§ **Required task**:
Exactly reproduce the lines that run from the one containing "Emit a web page" through the one containing "const xTitle = 'Time';", ends included, with no pictures.

§ **Input material**:
###
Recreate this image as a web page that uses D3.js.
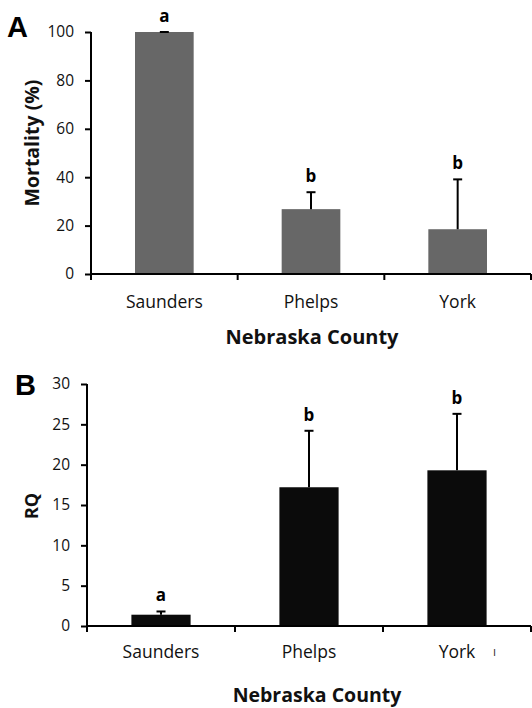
<!DOCTYPE html>
<html><head><meta charset="utf-8">
<script src="https://cdn.jsdelivr.net/npm/d3@7"></script>
<style>
html,body{margin:0;padding:0;background:#fff;}
svg{display:block;}
</style></head>
<body>
<svg id="chart" width="532" height="708"></svg>
<script>
// ---- data ----
const counties = ["Saunders", "Phelps", "York"];
const mortality = [100, 26.8, 18.5];
const mortalityErr = [0, 7.0, 20.6];
const mortalityLetters = ["a", "b", "b"];
const mortalityTicks = [0, 20, 40, 60, 80, 100];

const rq = [1.4, 17.2, 19.3];
const rqErr = [0.4, 7.0, 7.0];
const rqLetters = ["a", "b", "b"];
const rqTicks = [0, 5, 10, 15, 20, 25, 30];

const svg = d3.select("#chart");
const FONT = "'Open Sans', sans-serif";

function panel(opt) {
  const g = svg.append("g");
  const x = d3.scaleBand().domain(counties).range([opt.x0, opt.x1])
    .paddingInner(0.6).paddingOuter(0.3);
  const y = d3.scaleLinear().domain(opt.domain).range([opt.yBottom, opt.yTop]);

  // bars
  g.selectAll("rect.bar").data(counties).join("rect")
    .attr("x", d => x(d)).attr("width", x.bandwidth())
    .attr("y", (d, i) => y(opt.values[i]))
    .attr("height", (d, i) => y(0) - y(opt.values[i]))
    .attr("fill", opt.color);

  // error bars (upper only)
  const capW = 9;
  counties.forEach((c, i) => {
    const cx = x(c) + x.bandwidth() / 2;
    const top = y(opt.values[i] + opt.errs[i]);
    g.append("line").attr("x1", cx).attr("x2", cx)
      .attr("y1", y(opt.values[i])).attr("y2", top)
      .attr("stroke", "#000").attr("stroke-width", 2);
    g.append("line").attr("x1", cx - capW / 2).attr("x2", cx + capW / 2)
      .attr("y1", top).attr("y2", top)
      .attr("stroke", "#000").attr("stroke-width", 2);
    g.append("text").attr("x", cx).attr("y", top - 10)
      .attr("text-anchor", "middle").attr("font-family", FONT)
      .attr("font-weight", "bold").attr("font-size", 17)
      .text(opt.letters[i]);
  });

  // y axis
  const yAxis = d3.axisLeft(y).tickValues(opt.ticks).tickSize(6).tickPadding(11)
    .tickSizeOuter(0).tickFormat(d3.format("d"));
  const ya = g.append("g").attr("transform", `translate(${opt.x0},0)`).call(yAxis);
  ya.select(".domain").attr("stroke-width", 2).attr("d", `M0,${opt.yBottom + 1}V${opt.yTop}`);
  ya.selectAll(".tick line").attr("stroke-width", 2);
  ya.selectAll(".tick text").attr("font-family", FONT).attr("font-size", 15.5).attr("fill", "#111");

  // x axis line + category boundary ticks
  g.append("line").attr("x1", opt.x0 - 1).attr("x2", opt.x1)
    .attr("y1", y(0)).attr("y2", y(0)).attr("stroke", "#000").attr("stroke-width", 2);
  const bounds = d3.range(counties.length + 1).map(i => opt.x0 + i * x.step());
  g.selectAll("line.xt").data(bounds).join("line")
    .attr("x1", d => d).attr("x2", d => d)
    .attr("y1", y(0)).attr("y2", y(0) + 6)
    .attr("stroke", "#000").attr("stroke-width", 2);
  g.selectAll("text.cat").data(counties).join("text")
    .attr("x", d => x(d) + x.bandwidth() / 2)
    .attr("y", y(0) + opt.catOffset)
    .attr("text-anchor", "middle").attr("font-family", FONT)
    .attr("font-size", 17.5).attr("fill", "#111").text(d => d);

  // x title
  g.append("text").attr("x", opt.titleX).attr("y", opt.titleY)
    .attr("text-anchor", "middle").attr("font-family", FONT)
    .attr("font-weight", "bold").attr("font-size", opt.titleSize).attr("fill", "#111")
    .text("Nebraska County");

  // y title
  g.append("text")
    .attr("transform", `translate(${opt.yLabX},${opt.yLabY}) rotate(-90)`)
    .attr("text-anchor", "middle").attr("font-family", FONT)
    .attr("font-weight", "bold").attr("font-size", opt.yLabSize).attr("fill", "#111")
    .text(opt.yLabel);

  // panel letter
  g.append("text").attr("x", opt.letterX).attr("y", opt.letterY)
    .attr("font-family", "'Liberation Sans', Arial, sans-serif")
    .attr("font-weight", "bold").attr("font-size", 29).attr("fill", "#000")
    .text(opt.panel);
  return {x, y, g};
}

panel({
  panel: "A", letterX: 7, letterY: 37,
  x0: 91, x1: 531, yBottom: 274, yTop: 32, domain: [0, 100],
  values: mortality, errs: mortalityErr, letters: mortalityLetters, ticks: mortalityTicks,
  color: "#676767", catOffset: 34, titleX: 312, titleY: 344, titleSize: 20,
  yLabel: "Mortality (%)", yLabSize: 19.5, yLabX: 39, yLabY: 143
});

const pB = panel({
  panel: "B", letterX: 15, letterY: 395,
  x0: 87, x1: 531, yBottom: 626, yTop: 384, domain: [0, 30],
  values: rq, errs: rqErr, letters: rqLetters, ticks: rqTicks,
  color: "#0b0b0b", catOffset: 32, titleX: 317, titleY: 702, titleSize: 19.5,
  yLabel: "RQ", yLabSize: 18, yLabX: 38, yLabY: 506
});

// small stray mark after "York" in panel B (present in the original figure)
pB.g.append("text").attr("x", pB.x("York") + pB.x.bandwidth() / 2 + 36)
  .attr("y", pB.y(0) + 30).attr("font-family", FONT).attr("font-size", 12)
  .attr("fill", "#333").text("ı");
</script>
</body></html>
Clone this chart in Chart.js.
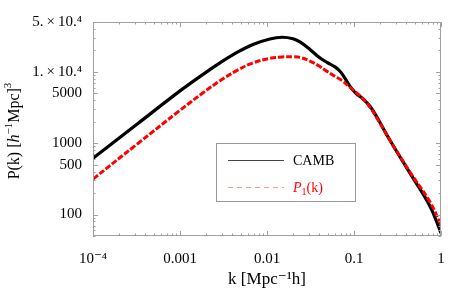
<!DOCTYPE html>
<html>
<head>
<meta charset="utf-8">
<script src="https://cdn.jsdelivr.net/npm/chart.js@4"></script>
<style>
  html, body { margin: 0; padding: 0; background: #fff; }
  #wrap { width: 471px; height: 294px; }
</style>
</head>
<body>
<div id="wrap"><canvas id="pk"></canvas></div>
<script>
// wavenumbers k [h/Mpc] shared by both curves
const kValues = [1e-4, 3.2e-4, 1e-3, 1.84e-3, 2.88e-3, 4.52e-3, 6.9e-3, 0.0108, 0.0149,
  0.0199, 0.0239, 0.0312, 0.0386, 0.0489, 0.0605, 0.0709, 0.090, 0.1054, 0.1269,
  0.1527, 0.1838, 0.259, 0.44, 0.747, 1];

// CAMB power spectrum
const cambP = [617, 1844, 5410, 9230, 13360, 18740, 24240, 28940, 30570,
  29130, 26280, 20640, 16470, 13580, 11750, 9840, 6270, 5000, 4190,
  3290, 2310, 1100, 380, 131, 55];

// P1(k) fit
const p1P = [314, 968, 2890, 5085, 7480, 10500, 13360, 15450, 16160,
  16260, 15950, 14160, 12330, 10160, 8650, 7730, 6070, 5170, 4190,
  3190, 2240, 1100, 393, 150, 71];

const xTickValues = [1e-4, 1e-3, 0.01, 0.1, 1];
const xTickLabels = ['10\u207B\u2074', '0.001', '0.01', '0.1', '1'];
const yTickValues = [100, 500, 1000, 5000, 1e4, 5e4];
const yTickLabels = ['100', '500', '1000', '5000', '1.\u2009\u00D7\u200910.\u2074', '5.\u2009\u00D7\u200910.\u2074'];

const serif = '"Liberation Serif", "DejaVu Serif", serif';

function minorTicks(min, max) {
  const out = [];
  for (let e = Math.floor(Math.log10(min)); e <= Math.ceil(Math.log10(max)); e++) {
    for (let m = 1; m < 10; m++) {
      const v = m * Math.pow(10, e);
      if (v >= min * 0.999 && v <= max * 1.001) out.push(v);
    }
  }
  return out;
}

// frame with inward ticks on all four sides
const framePlugin = {
  id: 'frame',
  afterDatasetsDraw(chart) {
    const { ctx, chartArea: a, scales } = chart;
    const xs = scales.x, ys = scales.y;
    ctx.save();
    ctx.strokeStyle = '#a0a0a0';
    ctx.lineWidth = 1;
    ctx.strokeRect(a.left + 0.5, a.top + 0.5, a.right - a.left - 1, a.bottom - a.top - 1);
    ctx.beginPath();
    minorTicks(xs.min, xs.max).forEach(v => {
      const major = xTickValues.some(t => Math.abs(t - v) / t < 1e-6);
      const len = major ? 5 : 2.5;
      const px = Math.round(xs.getPixelForValue(v)) + 0.5;
      ctx.moveTo(px, a.bottom); ctx.lineTo(px, a.bottom - len);
      ctx.moveTo(px, a.top); ctx.lineTo(px, a.top + len);
    });
    minorTicks(ys.min, ys.max).forEach(v => {
      const major = yTickValues.some(t => Math.abs(t - v) / t < 1e-6);
      const len = major ? 5 : 2.5;
      const py = Math.round(ys.getPixelForValue(v)) + 0.5;
      ctx.moveTo(a.left, py); ctx.lineTo(a.left + len, py);
      ctx.moveTo(a.right, py); ctx.lineTo(a.right - len, py);
    });
    ctx.stroke();
    ctx.restore();
  }
};

// boxed legend inside the plot
const legendBox = {
  id: 'legendBox',
  afterDraw(chart) {
    const ctx = chart.ctx;
    const x0 = 216, y0 = 143, w = 139, h = 58;
    ctx.save();
    ctx.fillStyle = '#fff';
    ctx.fillRect(x0, y0, w, h);
    ctx.strokeStyle = '#999';
    ctx.lineWidth = 1;
    ctx.strokeRect(x0 + 0.5, y0 + 0.5, w, h);

    ctx.strokeStyle = '#444';
    ctx.beginPath();
    ctx.moveTo(228, 160.5); ctx.lineTo(284, 160.5);
    ctx.stroke();

    ctx.strokeStyle = 'rgba(255,80,80,0.6)';
    ctx.setLineDash([5, 4]);
    ctx.beginPath();
    ctx.moveTo(228, 187.5); ctx.lineTo(284, 187.5);
    ctx.stroke();
    ctx.setLineDash([]);

    ctx.textBaseline = 'middle';
    ctx.fillStyle = '#000';
    ctx.font = '14px ' + serif;
    ctx.fillText('CAMB', 293, 161);

    ctx.fillStyle = '#f00';
    ctx.font = 'italic 14px ' + serif;
    ctx.fillText('P', 293, 188);
    let px = 293 + ctx.measureText('P').width;
    ctx.font = '10px ' + serif;
    ctx.fillText('1', px, 192);
    px += ctx.measureText('1').width;
    ctx.font = '14px ' + serif;
    ctx.fillText('(k)', px, 188);
    ctx.restore();
  }
};

// y axis title with italic h
const yTitle = {
  id: 'yTitle',
  afterDraw(chart) {
    const ctx = chart.ctx;
    const parts = [
      ['16px', 'P(k) [', 0], ['italic 16px', 'h', 0], ['11px', '\u22121', -6],
      ['16px', 'Mpc]', 0], ['11px', '3', -7]
    ];
    ctx.save();
    let total = 0;
    parts.forEach(p => { ctx.font = p[0] + ' ' + serif; total += ctx.measureText(p[1]).width; });
    ctx.translate(14, 131);
    ctx.rotate(-Math.PI / 2);
    ctx.fillStyle = '#000';
    ctx.textBaseline = 'middle';
    let x = -total / 2;
    parts.forEach(p => {
      ctx.font = p[0] + ' ' + serif;
      ctx.fillText(p[1], x, 1 + p[2]);
      x += ctx.measureText(p[1]).width;
    });
    ctx.restore();
  }
};

new Chart(document.getElementById('pk'), {
  type: 'line',
  data: {
    datasets: [
      {
        label: 'P1(k)',
        data: kValues.map((k, i) => ({ x: k, y: p1P[i] })),
        borderColor: '#f00',
        borderWidth: 3,
        borderDash: [6, 2],
        pointRadius: 0,
        tension: 0.4,
        order: 0
      },
      {
        label: 'CAMB',
        data: kValues.map((k, i) => ({ x: k, y: cambP[i] })),
        borderColor: '#000',
        borderWidth: 3.2,
        pointRadius: 0,
        tension: 0.4,
        order: 1
      }
    ]
  },
  options: {
    responsive: true,
    maintainAspectRatio: false,
    animation: false,
    layout: { padding: { top: 22, right: 30, left: 0, bottom: 0 } },
    plugins: { legend: { display: false }, tooltip: { enabled: false } },
    scales: {
      x: {
        type: 'logarithmic',
        min: 1e-4,
        max: 1,
        afterBuildTicks: s => { s.ticks = xTickValues.map(v => ({ value: v })); },
        afterFit: s => { s.height = 58; },
        grid: { display: false },
        border: { display: false },
        ticks: {
          autoSkip: false,
          maxRotation: 0,
          padding: 6,
          color: '#000',
          font: { family: serif, size: 15 },
          callback: (v, i) => xTickLabels[i]
        },
        title: {
          display: true,
          text: 'k [Mpc\u207B\u00B9h]',
          color: '#000',
          font: { family: serif, size: 17 },
          padding: { top: 2, bottom: 4 }
        }
      },
      y: {
        type: 'logarithmic',
        min: 50,
        max: 5e4,
        afterBuildTicks: s => { s.ticks = yTickValues.map(v => ({ value: v })); },
        afterFit: s => { s.width = 93; },
        grid: { display: false },
        border: { display: false },
        ticks: {
          autoSkip: false,
          padding: 3,
          color: '#000',
          font: { family: serif, size: 15 },
          callback: (v, i) => yTickLabels[i]
        }
      }
    }
  },
  plugins: [framePlugin, legendBox, yTitle]
});
</script>
</body>
</html>
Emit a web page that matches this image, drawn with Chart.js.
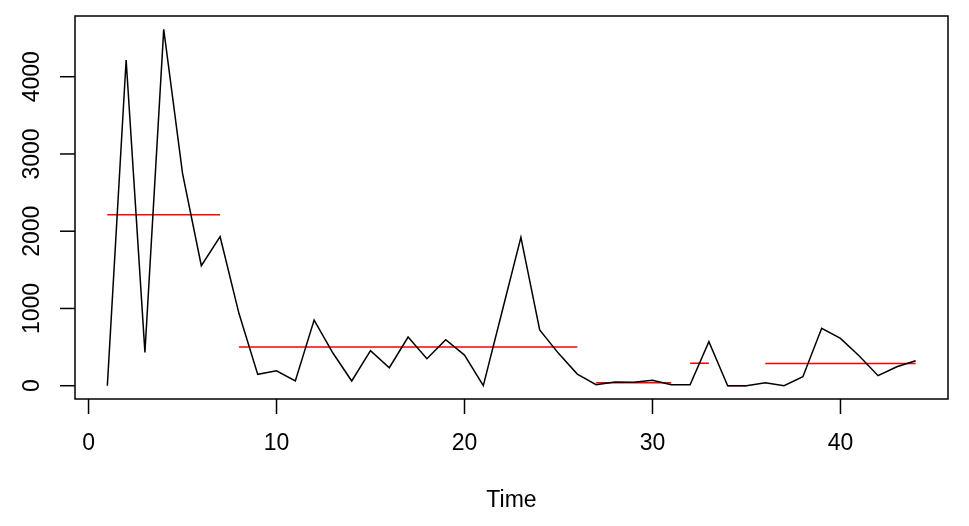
<!DOCTYPE html>
<html>
<head>
<meta charset="utf-8">
<script src="https://cdn.jsdelivr.net/npm/chart.js@4/dist/chart.umd.min.js"></script>
<style>
  html, body { margin: 0; padding: 0; background: #fff; }
  canvas { display: block; }
</style>
</head>
<body>
<canvas id="ts-chart" width="969" height="526"></canvas>
<script>
// observed series, one value per time step (t = 1..44)
const seriesValues = [0, 4216, 432, 4613, 2749, 1553, 1929, 937, 147, 194,
  61, 850, 423, 61, 453, 233, 630, 350, 596, 397,
  0, 960, 1921, 721, 419, 151, 13, 48, 44, 70,
  13, 13, 570, 0, 0, 39, 0, 117, 743, 613,
  384, 130, 246, 324];

// segment means (changepoints)
const segStart = [1, 8, 27, 32, 34, 36];
const segEnd = [7, 26, 31, 33, 35, 44];
const segMean = [2213, 500, 38, 291, 0, 288];

const xTicks = [0, 10, 20, 30, 40];
const yTicks = [0, 1000, 2000, 3000, 4000];
const xTitle = 'Time';

const font = '23px "Liberation Sans", Arial, sans-serif';

const seriesPoints = seriesValues.map((v, i) => ({ x: i + 1, y: v }));

const datasets = [{
  data: seriesPoints,
  showLine: true,
  borderColor: '#000',
  borderWidth: 1.5,
  pointRadius: 0,
  tension: 0
}];
segMean.forEach((m, i) => {
  datasets.push({
    data: [{ x: segStart[i], y: m }, { x: segEnd[i], y: m }],
    showLine: true,
    borderColor: '#ff0000',
    borderWidth: 1.5,
    pointRadius: 0
  });
});

// R-style box, ticks and labels
const baseAxes = {
  id: 'baseAxes',
  afterDraw(chart) {
    const ctx = chart.ctx;
    const area = chart.chartArea;
    const xs = chart.scales.x;
    const ys = chart.scales.y;
    ctx.save();
    ctx.strokeStyle = '#000';
    ctx.lineWidth = 1.5;
    ctx.strokeRect(area.left, area.top, area.right - area.left, area.bottom - area.top);

    ctx.fillStyle = '#000';
    ctx.font = font;
    ctx.textAlign = 'center';
    ctx.textBaseline = 'middle';
    xTicks.forEach(t => {
      const px = xs.getPixelForValue(t);
      ctx.beginPath();
      ctx.moveTo(px, area.bottom);
      ctx.lineTo(px, area.bottom + 15);
      ctx.stroke();
      ctx.fillText(String(t), px, area.bottom + 45);
    });
    ctx.fillText(xTitle, (area.left + area.right) / 2, area.bottom + 102);

    yTicks.forEach(t => {
      const py = ys.getPixelForValue(t);
      ctx.beginPath();
      ctx.moveTo(area.left, py);
      ctx.lineTo(area.left - 15, py);
      ctx.stroke();
      ctx.save();
      ctx.translate(area.left - 42, py);
      ctx.rotate(-Math.PI / 2);
      ctx.fillText(String(t), 0, 0);
      ctx.restore();
    });
    ctx.restore();
  }
};

new Chart(document.getElementById('ts-chart'), {
  type: 'scatter',
  data: { datasets: datasets },
  options: {
    responsive: false,
    animation: false,
    layout: { padding: { left: 75, top: 16, right: 21, bottom: 127 } },
    plugins: { legend: { display: false }, tooltip: { enabled: false } },
    scales: {
      x: { type: 'linear', min: -0.72, max: 45.72, display: false },
      y: { type: 'linear', min: -172, max: 4786, display: false }
    }
  },
  plugins: [baseAxes]
});
</script>
</body>
</html>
###
§ **Answer in full**:
Emit a web page that matches this image, drawn with Chart.js.
<!DOCTYPE html>
<html>
<head>
<meta charset="utf-8">
<script src="https://cdn.jsdelivr.net/npm/chart.js@4/dist/chart.umd.min.js"></script>
<style>
  html, body { margin: 0; padding: 0; background: #fff; }
  canvas { display: block; }
</style>
</head>
<body>
<canvas id="ts-chart" width="969" height="526"></canvas>
<script>
// observed series, one value per time step (t = 1..44)
const seriesValues = [0, 4216, 432, 4613, 2749, 1553, 1929, 937, 147, 194,
  61, 850, 423, 61, 453, 233, 630, 350, 596, 397,
  0, 960, 1921, 721, 419, 151, 13, 48, 44, 70,
  13, 13, 570, 0, 0, 39, 0, 117, 743, 613,
  384, 130, 246, 324];

// segment means (changepoints)
const segStart = [1, 8, 27, 32, 34, 36];
const segEnd = [7, 26, 31, 33, 35, 44];
const segMean = [2213, 500, 38, 291, 0, 288];

const xTicks = [0, 10, 20, 30, 40];
const yTicks = [0, 1000, 2000, 3000, 4000];
const xTitle = 'Time';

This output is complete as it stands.